# Archer C20i  vs Archer C20



## saurabh_bansal90 (Apr 21, 2017)

Im living in a 1BHK flat on the top floor.

I was currently using Netgear JNR1010 N150 for the past 5 years which started giving me trouble recently.

I have around 8-10 devices which are always connected to the router.

I have also made my desktop system as my media server.

After a lot of research i found the *Archer C20* to be the perfect router.

But the Archer C20i just looks so so more elegant.

Just want to know if the physical presence of the two antennas makes any difference.

Also i had considered buying the D-Link DIR-816 Wireless AC750 (but after reading the reviews it seems it has a lot of issues)

I used to get my WIFi range even at my terrace.(Since i stay at the top floor)

Suggestion of any other router in the budget of 2.2k would also be fine.

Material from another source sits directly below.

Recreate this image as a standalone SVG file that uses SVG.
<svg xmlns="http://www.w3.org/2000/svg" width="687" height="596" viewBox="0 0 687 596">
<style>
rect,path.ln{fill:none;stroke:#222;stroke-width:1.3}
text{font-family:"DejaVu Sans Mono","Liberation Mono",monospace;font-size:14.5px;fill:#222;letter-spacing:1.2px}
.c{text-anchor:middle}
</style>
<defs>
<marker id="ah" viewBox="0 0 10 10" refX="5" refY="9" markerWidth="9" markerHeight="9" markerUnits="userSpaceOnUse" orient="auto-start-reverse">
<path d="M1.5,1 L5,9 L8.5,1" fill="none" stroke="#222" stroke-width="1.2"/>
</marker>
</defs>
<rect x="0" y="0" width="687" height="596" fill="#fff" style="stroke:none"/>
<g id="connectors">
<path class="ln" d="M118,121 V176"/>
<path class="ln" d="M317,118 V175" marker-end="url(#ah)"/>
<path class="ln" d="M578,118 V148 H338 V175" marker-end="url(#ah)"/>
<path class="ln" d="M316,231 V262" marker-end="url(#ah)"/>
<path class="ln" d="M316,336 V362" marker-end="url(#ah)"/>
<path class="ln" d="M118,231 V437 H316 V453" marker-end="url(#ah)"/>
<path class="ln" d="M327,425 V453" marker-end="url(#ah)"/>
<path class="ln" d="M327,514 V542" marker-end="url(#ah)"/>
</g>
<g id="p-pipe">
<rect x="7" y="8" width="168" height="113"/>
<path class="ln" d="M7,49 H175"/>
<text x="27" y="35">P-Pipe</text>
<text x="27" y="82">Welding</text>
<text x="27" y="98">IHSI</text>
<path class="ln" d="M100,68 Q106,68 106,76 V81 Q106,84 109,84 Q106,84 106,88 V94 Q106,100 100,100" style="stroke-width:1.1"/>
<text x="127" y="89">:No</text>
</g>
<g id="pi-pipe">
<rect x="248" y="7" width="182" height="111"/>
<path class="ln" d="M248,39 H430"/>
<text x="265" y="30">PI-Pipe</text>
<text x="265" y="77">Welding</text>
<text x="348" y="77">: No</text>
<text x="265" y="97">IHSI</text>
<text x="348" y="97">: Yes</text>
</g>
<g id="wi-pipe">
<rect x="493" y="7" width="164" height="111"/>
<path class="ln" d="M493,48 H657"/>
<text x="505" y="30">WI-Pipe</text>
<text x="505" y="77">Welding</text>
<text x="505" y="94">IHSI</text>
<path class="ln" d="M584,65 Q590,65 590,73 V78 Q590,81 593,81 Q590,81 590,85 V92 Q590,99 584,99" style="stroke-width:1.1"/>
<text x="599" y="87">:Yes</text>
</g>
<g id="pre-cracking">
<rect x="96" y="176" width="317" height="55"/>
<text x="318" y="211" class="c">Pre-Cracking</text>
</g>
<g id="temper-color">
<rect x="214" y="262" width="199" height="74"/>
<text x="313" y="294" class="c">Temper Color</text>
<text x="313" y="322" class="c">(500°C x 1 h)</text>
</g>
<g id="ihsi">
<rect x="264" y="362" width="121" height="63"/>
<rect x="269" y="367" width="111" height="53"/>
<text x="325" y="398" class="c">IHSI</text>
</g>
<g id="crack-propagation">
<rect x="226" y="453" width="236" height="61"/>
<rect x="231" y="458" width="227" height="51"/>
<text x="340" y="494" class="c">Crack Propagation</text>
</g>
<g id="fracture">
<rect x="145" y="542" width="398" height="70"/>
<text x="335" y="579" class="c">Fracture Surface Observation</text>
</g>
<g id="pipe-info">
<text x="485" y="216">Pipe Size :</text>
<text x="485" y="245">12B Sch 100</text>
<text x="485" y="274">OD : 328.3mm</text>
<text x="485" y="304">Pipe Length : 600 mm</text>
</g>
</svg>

Im using Broadband Cable Net (Alfa Mumbai, 5 MPBS)


----------



## prudhivisekhar (Apr 25, 2017)

I bought Archer C50 for around 2.2k on amazon.


----------



## whitestar_999 (Apr 25, 2017)

Usually more antennas means more bandwidth(& not more range) which is a must have if no. of devices simultaneously accessing the wifi network is large.


----------